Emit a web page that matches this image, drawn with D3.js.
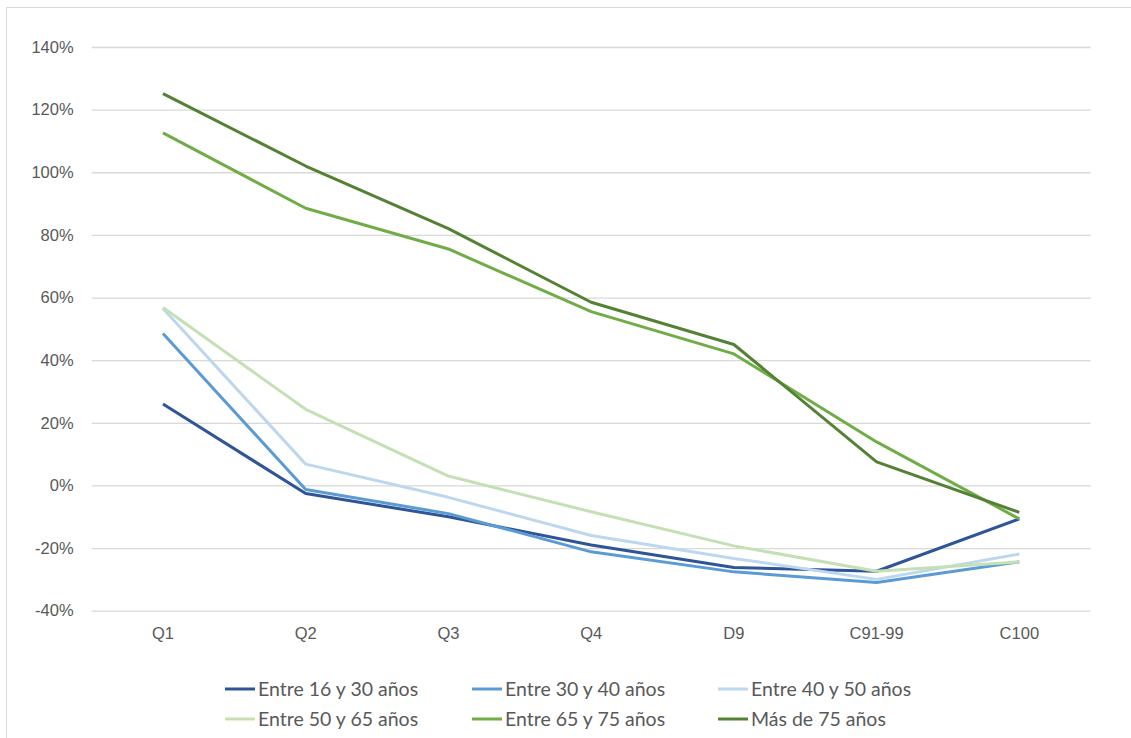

.....

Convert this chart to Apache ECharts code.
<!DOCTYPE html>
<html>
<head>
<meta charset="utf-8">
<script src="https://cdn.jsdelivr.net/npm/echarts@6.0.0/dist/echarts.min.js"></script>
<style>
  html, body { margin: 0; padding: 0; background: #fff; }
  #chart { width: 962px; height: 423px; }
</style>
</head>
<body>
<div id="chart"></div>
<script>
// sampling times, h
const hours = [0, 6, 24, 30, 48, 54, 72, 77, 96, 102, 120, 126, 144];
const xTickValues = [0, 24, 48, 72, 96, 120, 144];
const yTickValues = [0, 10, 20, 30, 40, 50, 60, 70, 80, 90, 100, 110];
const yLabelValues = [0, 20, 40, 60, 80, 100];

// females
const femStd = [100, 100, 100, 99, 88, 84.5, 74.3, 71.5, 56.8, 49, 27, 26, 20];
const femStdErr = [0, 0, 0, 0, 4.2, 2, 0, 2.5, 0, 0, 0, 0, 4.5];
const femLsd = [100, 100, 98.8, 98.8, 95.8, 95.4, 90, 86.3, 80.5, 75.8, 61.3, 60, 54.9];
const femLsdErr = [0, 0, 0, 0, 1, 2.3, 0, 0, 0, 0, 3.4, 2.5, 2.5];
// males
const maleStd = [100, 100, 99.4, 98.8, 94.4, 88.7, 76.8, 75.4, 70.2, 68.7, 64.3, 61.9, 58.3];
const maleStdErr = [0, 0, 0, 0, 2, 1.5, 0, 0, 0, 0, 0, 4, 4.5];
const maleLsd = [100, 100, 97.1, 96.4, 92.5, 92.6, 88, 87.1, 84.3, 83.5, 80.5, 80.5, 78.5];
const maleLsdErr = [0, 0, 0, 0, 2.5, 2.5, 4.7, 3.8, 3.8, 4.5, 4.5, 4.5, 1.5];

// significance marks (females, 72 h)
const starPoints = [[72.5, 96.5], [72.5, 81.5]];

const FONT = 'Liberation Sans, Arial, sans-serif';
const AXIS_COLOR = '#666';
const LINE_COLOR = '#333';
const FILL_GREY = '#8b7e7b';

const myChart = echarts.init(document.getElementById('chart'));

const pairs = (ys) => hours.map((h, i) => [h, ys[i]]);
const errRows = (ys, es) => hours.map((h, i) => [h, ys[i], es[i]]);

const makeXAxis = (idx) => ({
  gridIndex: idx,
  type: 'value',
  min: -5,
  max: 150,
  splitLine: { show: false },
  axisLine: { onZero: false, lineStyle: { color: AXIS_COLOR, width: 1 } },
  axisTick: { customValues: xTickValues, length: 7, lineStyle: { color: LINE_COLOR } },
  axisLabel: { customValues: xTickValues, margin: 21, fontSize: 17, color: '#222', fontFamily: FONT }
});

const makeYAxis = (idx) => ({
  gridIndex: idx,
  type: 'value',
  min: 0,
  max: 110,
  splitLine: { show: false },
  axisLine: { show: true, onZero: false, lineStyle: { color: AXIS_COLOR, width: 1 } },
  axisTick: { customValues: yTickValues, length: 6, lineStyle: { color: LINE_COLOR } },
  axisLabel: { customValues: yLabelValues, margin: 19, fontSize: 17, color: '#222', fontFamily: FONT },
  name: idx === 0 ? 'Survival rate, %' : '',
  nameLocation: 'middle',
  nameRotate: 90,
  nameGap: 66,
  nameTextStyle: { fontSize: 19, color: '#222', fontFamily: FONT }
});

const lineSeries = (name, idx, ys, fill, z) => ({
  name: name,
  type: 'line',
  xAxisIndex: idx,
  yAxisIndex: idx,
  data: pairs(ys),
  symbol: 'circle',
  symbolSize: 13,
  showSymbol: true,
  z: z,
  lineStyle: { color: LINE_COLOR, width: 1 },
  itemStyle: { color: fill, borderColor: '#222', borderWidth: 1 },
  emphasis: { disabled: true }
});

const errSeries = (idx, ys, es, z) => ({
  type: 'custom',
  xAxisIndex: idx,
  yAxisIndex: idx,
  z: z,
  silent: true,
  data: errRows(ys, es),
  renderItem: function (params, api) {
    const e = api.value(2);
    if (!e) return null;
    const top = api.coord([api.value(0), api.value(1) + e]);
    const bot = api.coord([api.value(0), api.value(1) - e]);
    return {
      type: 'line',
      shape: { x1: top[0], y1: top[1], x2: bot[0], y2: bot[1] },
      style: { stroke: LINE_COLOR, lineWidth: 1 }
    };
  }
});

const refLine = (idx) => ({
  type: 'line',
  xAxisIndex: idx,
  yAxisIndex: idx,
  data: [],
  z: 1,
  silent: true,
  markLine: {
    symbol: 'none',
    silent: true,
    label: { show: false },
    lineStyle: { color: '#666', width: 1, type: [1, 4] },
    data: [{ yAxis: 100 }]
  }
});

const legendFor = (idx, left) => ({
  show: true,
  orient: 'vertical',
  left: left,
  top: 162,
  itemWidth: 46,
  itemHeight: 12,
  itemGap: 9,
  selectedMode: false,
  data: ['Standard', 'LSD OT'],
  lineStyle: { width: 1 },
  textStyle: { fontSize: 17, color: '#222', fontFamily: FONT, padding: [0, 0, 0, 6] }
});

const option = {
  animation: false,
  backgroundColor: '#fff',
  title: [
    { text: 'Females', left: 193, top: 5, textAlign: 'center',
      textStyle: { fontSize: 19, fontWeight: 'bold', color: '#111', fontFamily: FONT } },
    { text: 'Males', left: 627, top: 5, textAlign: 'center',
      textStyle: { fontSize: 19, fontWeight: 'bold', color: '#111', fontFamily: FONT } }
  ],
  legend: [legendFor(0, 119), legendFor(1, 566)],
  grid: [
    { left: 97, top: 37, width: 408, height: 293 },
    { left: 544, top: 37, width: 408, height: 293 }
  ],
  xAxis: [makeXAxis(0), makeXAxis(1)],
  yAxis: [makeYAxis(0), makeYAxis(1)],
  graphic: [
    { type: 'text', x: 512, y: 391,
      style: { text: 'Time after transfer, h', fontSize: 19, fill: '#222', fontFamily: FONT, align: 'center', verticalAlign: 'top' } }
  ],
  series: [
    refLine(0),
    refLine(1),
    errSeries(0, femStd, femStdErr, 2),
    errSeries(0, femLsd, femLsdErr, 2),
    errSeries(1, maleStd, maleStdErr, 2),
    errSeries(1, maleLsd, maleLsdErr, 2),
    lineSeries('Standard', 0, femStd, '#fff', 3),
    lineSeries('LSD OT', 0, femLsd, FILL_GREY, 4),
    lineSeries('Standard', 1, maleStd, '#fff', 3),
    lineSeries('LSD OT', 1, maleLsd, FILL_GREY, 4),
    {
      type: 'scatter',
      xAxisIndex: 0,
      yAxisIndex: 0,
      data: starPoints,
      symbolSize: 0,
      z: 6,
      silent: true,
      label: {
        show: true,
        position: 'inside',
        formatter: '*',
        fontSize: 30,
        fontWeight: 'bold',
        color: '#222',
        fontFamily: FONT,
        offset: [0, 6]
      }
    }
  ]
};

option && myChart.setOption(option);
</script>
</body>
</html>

.....

* **PROBLEM REQUIREMENTS**:
Retype exactly, and only, the lines from the one containing "Convert this chart to Apache ECharts code." through the one containing "const yLabelValues = [0, 20, 40, 60, 80, 100];", both included.

* **COMPLETED EXERCISE**:
Convert this chart to Apache ECharts code.
<!DOCTYPE html>
<html>
<head>
<meta charset="utf-8">
<script src="https://cdn.jsdelivr.net/npm/echarts@6.0.0/dist/echarts.min.js"></script>
<style>
  html, body { margin: 0; padding: 0; background: #fff; }
  #chart { width: 962px; height: 423px; }
</style>
</head>
<body>
<div id="chart"></div>
<script>
// sampling times, h
const hours = [0, 6, 24, 30, 48, 54, 72, 77, 96, 102, 120, 126, 144];
const xTickValues = [0, 24, 48, 72, 96, 120, 144];
const yTickValues = [0, 10, 20, 30, 40, 50, 60, 70, 80, 90, 100, 110];
const yLabelValues = [0, 20, 40, 60, 80, 100];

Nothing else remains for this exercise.